Monday, January 18, 2010

Sometimes my deep down isn't very deep

I always thought it would be cool to be a Philosophy major.

In high school, I took Miss J's Philosophy and Human Behavior class my senior year. College philosophy and high school philosophy are two different things. BC, before college, the myth of philosophy still existed.

The myth of philosophy is more about image than philosophy. Bohemians sit around contemplating history and current events, and when that gets boring, bring on the theoretical. That's essentially what Philosophy and Human Behavior was all about. Everyday, I bugged the guy who sat behind me, and everyday we would listen to Miss J for 15 or 20 minutes, and everyday we would get in about 10 minutes of content. Or not. Or maybe that's what really happened. It just depends on if you are me or the guy who sat behind me. Likely, it's a combination of the two.

In college, philosophy is much different. First, you have these theories that guide you in creating your argument. Many times I heard, "It's the [blah blah blah] conductor [blah] train [blah] people [blah]. And do you save the people on the train or the people [not on the train]?"

I kind of just sat back in Philosophy classes at Auburn. Not because I was bored to tears, but because it was taking all of me to comprehend what was going on.

When the socially awkward guy catty-corner from me started in on Star Trek, I lost all concentration.

I completed my first Philosophy class at Auburn, and my second attempt ended in a W.

Philosophy of War and Terror was very similar to Philosophy of the [blah blah blah], for this purpose it will be known as Medical Philosophy. I felt like I was drowning in Philosophy of War and Terror. My free time was spent reading these big books over and over to try to understand (we had to submit discussion questions to prove we had read) and I kept hearing things about trains and people and which one do you save. I did have a friend in the class and the other people were pretty nice, but a few weeks into the semester, when I heard someone on the other side of the room say, "It's like this one time. On Star Trek," it was over. (BTW, this was the same semester my Great Books class ended up being a Philosophy class, as well. Only more enjoyed. I was also taking a statistics class disguised as "Research Methods". Also, much enjoyed, but a lot of work. Oh! And how could I forget Public Personnel Administration. I'll have to tell you about that later.)

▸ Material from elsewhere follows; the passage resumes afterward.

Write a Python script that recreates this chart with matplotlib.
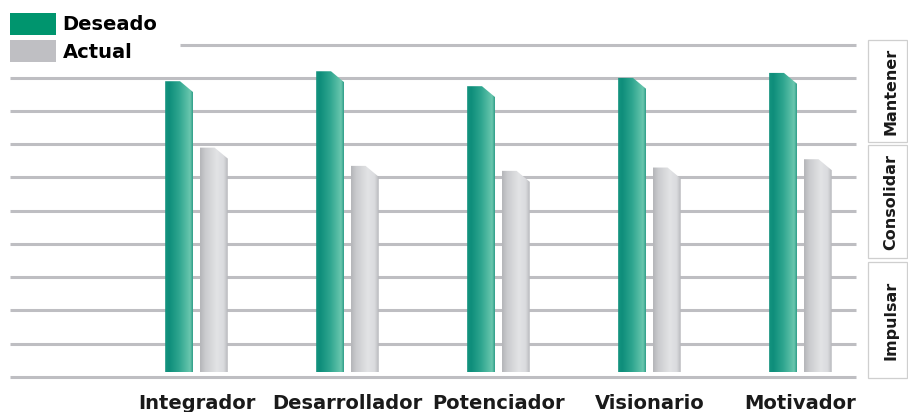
import numpy as np
import matplotlib
matplotlib.use("Agg")
import matplotlib.pyplot as plt
from matplotlib.colors import LinearSegmentedColormap
from matplotlib.patches import Polygon, Rectangle, Patch

# Data
categories = ["Integrador", "Desarrollador", "Potenciador", "Visionario", "Motivador"]
deseado = [8.9, 9.2, 8.75, 9.0, 9.15]
actual = [6.9, 6.35, 6.2, 6.3, 6.55]
series_labels = ["Deseado", "Actual"]
stage_labels = ["Mantener", "Consolidar", "Impulsar"]

FONT = "DejaVu Sans"
W, H = 908, 412
fig = plt.figure(figsize=(W / 100, H / 100), dpi=100)
fig.patch.set_facecolor("white")

ax = fig.add_axes([10 / W, 1 - 376.7 / H, 846 / W, 332 / H])
ax.set_xlim(-1.235, 4.368)
ax.set_ylim(0, 10)
ax.axis("off")

# Horizontal guide lines
grid_color = "#BEBEC2"
for v in range(0, 11):
    xmin = (180 - 10) / 846 if v == 10 else 0
    ax.axhline(v, xmin=xmin, xmax=1, color=grid_color, lw=2.2, zorder=1,
               clip_on=False, solid_capstyle="butt")

green_cmap = LinearSegmentedColormap.from_list(
    "green_cyl",
    [(0.0, "#15937F"), (0.15, "#0E8E7B"), (0.5, "#2EA58F"),
     (0.8, "#5ABEA6"), (0.9, "#6AC6AE"), (1.0, "#2E9E88")])
gray_cmap = LinearSegmentedColormap.from_list(
    "gray_cyl",
    [(0.0, "#B4B5B9"), (0.2, "#CBCCCF"), (0.6, "#E2E3E5"),
     (0.85, "#DADBDE"), (1.0, "#B6B7BB")])

bar_w = 0.1854
gap = 0.0437
base = 0.14
drop = 0.33
flat = 0.53


def cylinder_bar(x0, top, cmap):
    verts = [(x0, base), (x0, top), (x0 + flat * bar_w, top),
             (x0 + bar_w, top - drop), (x0 + bar_w, base)]
    poly = Polygon(verts, closed=True, facecolor="none", edgecolor="none")
    ax.add_patch(poly)
    grad = np.linspace(0, 1, 256).reshape(1, -1)
    im = ax.imshow(grad, cmap=cmap, extent=[x0, x0 + bar_w, base, top],
                   aspect="auto", origin="lower", zorder=3,
                   interpolation="bilinear")
    im.set_clip_path(poly)


for i, (d, a) in enumerate(zip(deseado, actual)):
    cylinder_bar(i - gap / 2 - bar_w, d, green_cmap)
    cylinder_bar(i + gap / 2, a, gray_cmap)
    ax.text(i, -0.8, categories[i], ha="center", va="center",
            fontsize=14, fontweight="bold", family=FONT, color="#1A1A1A",
            clip_on=False)

ax.set_xlim(-1.235, 4.368)
ax.set_ylim(0, 10)

# Legend
handles = [Patch(facecolor="#00956E", edgecolor="none"),
           Patch(facecolor="#BFBFC3", edgecolor="none")]
fig.legend(handles, series_labels, loc="upper left",
           bbox_to_anchor=(10 / W, 1 - 12.7 / H), bbox_transform=fig.transFigure,
           frameon=False, borderpad=0, borderaxespad=0,
           handlelength=2.35, handleheight=1.4, handletextpad=0.35,
           labelspacing=0.25,
           prop={"family": FONT, "weight": "bold", "size": 14})

# Stage boxes on the right
boxes = [(40, 142), (145, 258), (262, 378)]
for (y0, y1), label in zip(boxes, stage_labels):
    fig.patches.append(Rectangle((868 / W, 1 - y1 / H), 39 / W, (y1 - y0) / H,
                                 transform=fig.transFigure, facecolor="white",
                                 edgecolor="#CFCFCF", lw=0.9))
    fig.text(891 / W, 1 - (y0 + y1) / 2 / H, label, rotation=90,
             ha="center", va="center", fontsize=11.5, fontweight="bold",
             family=FONT, color="#1A1A1A")

fig.savefig("out.png", dpi=100, facecolor="white")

Philosophy at UAB was a whole different story. My two attempts at actual Philosophy classes there both ended in W's as well. I think one was Philosophy of Law (or something like that) and it was just too legal for me. History of Philosophy, where we study Socrates, Plato, and Aristotle, that is a whole different story. It wasn't too deep, it wasn't too boring, it wasn't too new to me. Seeing as how all of my non-Philosophy Philosphy classes (Great Books II, Intro to Political Thought, Classical Political Thought, as well as any chance a miscellaneous teacher had to throw in some Plato and Aristotle or Machiavelli), I figured this class would be my fun class. After all, I rocked Classical Political Thought and I rocked History. There was no way I could mess this up. My last fun class of undergrad years. I figured it would be a freebie, and I would love it at the same time.

I sat in between buddies from Classical Political Thought, who were both Philosophy majors. I read my Plato with joy, looking even deeper into it for the umpteenth time. And when I got my test back and the teacher bared down so hard with her red pen while marking through an answer and writing "NO!" across it she put a whole in my paper, that was the final straw. I kind of wanted to cry. Not because I failed a test, but because a teacher, who comes to class seemingly stoned, and doesn't have any logical flow to her "teaching", failed me, a seasoned Plato scholar, a senior in college, who was taking this class for fun because I liked the subject matter.

Ouch!

I guess I was too logical for her.

(In my defense, in all other academic Plato encounters, I passed, with at least a B, in all classes. And I never made below a C on any test.)

A year or so ago, when I was a bartender, one of my regulars would come in to read and smoke cigarettes and drink Diet Coke. We would talk about what all he was reading. At one point, I decided I would read The Republic with him and we could have a book club of sorts.

Fail.

And then I discovered Celia Rivenbark. Philosophy for the people who would rather laugh at all the wack-o people of the world (I'm talking to you, Star Trek guy ... and History of Philosophy Professor) than make themselves miserable contemplating the end of the world (ahem, Philosophy of War and Terror). And the bright side of it, you don't have to dig very deep to bust a gut (as opposed to History of Philosophy).